Mochitsuki Party

I'm pretty lucky that I work with some great people.  One of them, Nomura-sensei, invited a few of us to her place to make mochi - rice cakes.  The process can be fun yet tiring, so people make an event out of it and invite friends around to help.  Thus, the "mochitsuki party" was born.

Mochi is traditionally made by putting steamed rice in a mortar (known as an usu) and pounding it into rice cake using a hammer-shaped pestle (known as a kine).

Usu and kine

Everyone takes it in turns pounding, while someone occasionally reaches in between poundings and rotates the blob of rice.  The rice gets extremely sticky at this point, so you need to regularly dip your hands (or the kine) in a bucket of water.
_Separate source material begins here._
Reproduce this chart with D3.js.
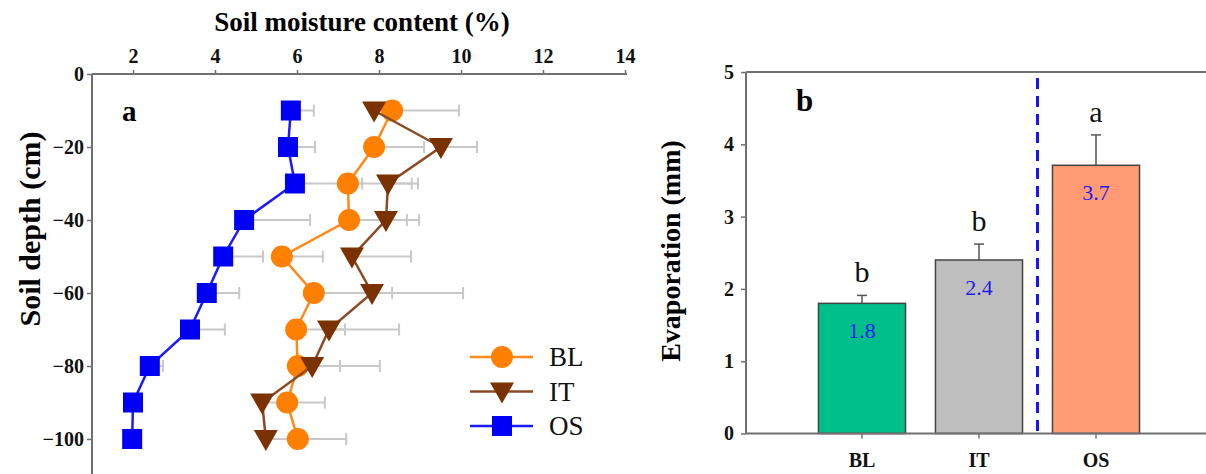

Yokoyama-sensei smashes the rice

Imai-sensei turns the rice over

Imai-sensei helps Takato, Nomura-sensei's son

Ice patterns on the car

Mochi splattered on the car

It was my first mochitsuki since Michael and I hung out in Okinawa in 2010, where some people were doing it at our hotel. So the action of smacking rice with a giant wooden hammer carried a fair bit of nostalgia for adventures past.

There have been a lot of nostalgic moments in the last year.

I soon learned why Nomura-sensei wanted so many of us around to help.  We made no less than five batches of mochi - which is no small feat.  People tend to make a year's worth of mochi in the one day, as it stores in the freezer all year.

Part of the deal was that we got to eat the first batch.  We broke it into balls, then added one of the following flavours:

Making balls

Black sesame (below),


anko (red bean paste),

kinako (roasted soybean flour, below),


and grated daikon (Japanese radish) with soy sauce.

The following four batches went through a separate process.  First, we rolled them out flat with potato starch to keep the mochi from sticking.

Imai-sensei rolls the rice out

Nomura-sensei (left), Takato (middle) and Imai-sensei (right)

Next, we cut them up into slices for freezer storage, so we all got to take plenty of mochi home.


Between pounding sessions, we chatted, played games, and at one stage I pulled out the tube of Vegemite I'd gotten for Christmas.  I was curious to see how many of my Japanese friends would like it.

I squirted some on a small plate and a couple of them dipped their fingers in.  No surprise - the Vegemite wasn't a hit.  However, I asked Nomura-sensei to make some toast with butter, then we spread some Vegemite on that.  This is the step many foreigners don't take when trying Vegemite, and it's often a condemning one.  Once my friends were eating the Vegemite in the proper way (with plenty of butter), no one could say they disliked it.  In fact, some went as far to say it tasted good.  This, to my experience, is unusual for non-Australians trying Vegemite for the first time!



I decided to take it a step further, and made Takato, Nomura-sensei's son, put some mochi on his Vegemite toast.  At first he didn't seem keen on it, but then he ate it all and didn't seem to have any problems.


Vegemite toast with mochi

One of my other colleagues, Imai-sensei, drove me home.  On the way back, we made an interesting stop.  Every winter, a flock of swans migrates to Suwa Lake.



One boy who was there was throwing pieces of bread to the swans and ducks.


For a moment I considered pulling out my tube of Vegemite and seeing how the swans would fare... but ultimately, I decided I didn't want to be a bird killer.